Hi Hein, Thanks for the information on how to properly comment code snippets. I have looked in to the documentation on Queues and Semaphores and both seem to return pdFalse but otherwise fail safely. I will consider increasing the semaphores from a binary one to a counting one if I encounter data loss. The crashing issues turned out to be an unrelated DMA channel problem. Thanks for the help.

I have looked in to the documentation on Queues and Semaphores and both seem to return pdFALSE but otherwise fail safely.

True, all these “send functions”:

BaseType_t xQueueSend()
BaseType_t xQueueSendFromISR()
BaseType_t xSemaphoreGive()
BaseType_t xSemaphoreGiveFromISR()

return pdFALSE in case the queue is full. If that happens in your application, it means that the previous frame has not been processed.

The crashing issues turned out to be an unrelated DMA channel problem.

I’m all curious. Is this something we (the readers of this forum) can learn from? ( I once had a mysterious problem with DMA under Linux. I used DMA to access the SD-card. It would work well for a whole day and then all of a sudden it would stop.
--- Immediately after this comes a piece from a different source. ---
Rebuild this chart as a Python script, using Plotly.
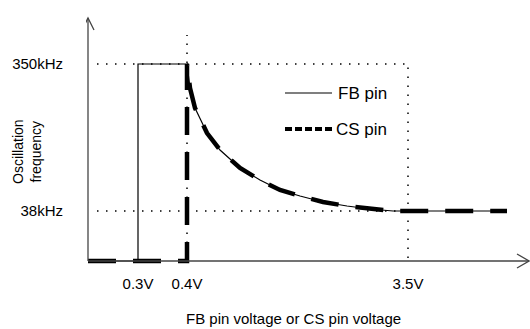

After that, the SD-card could not be used until a cold reboot. I asked advice on forums, I asked support from Atmel, nobody could help me. I started looking my self: I found out that after the SD-card driver had crashed, there had always been a CPU frequency change during the DMA transfer. The transfer never finished and the channel became unusable. The reason for these frequency changes is to save power ) Regards.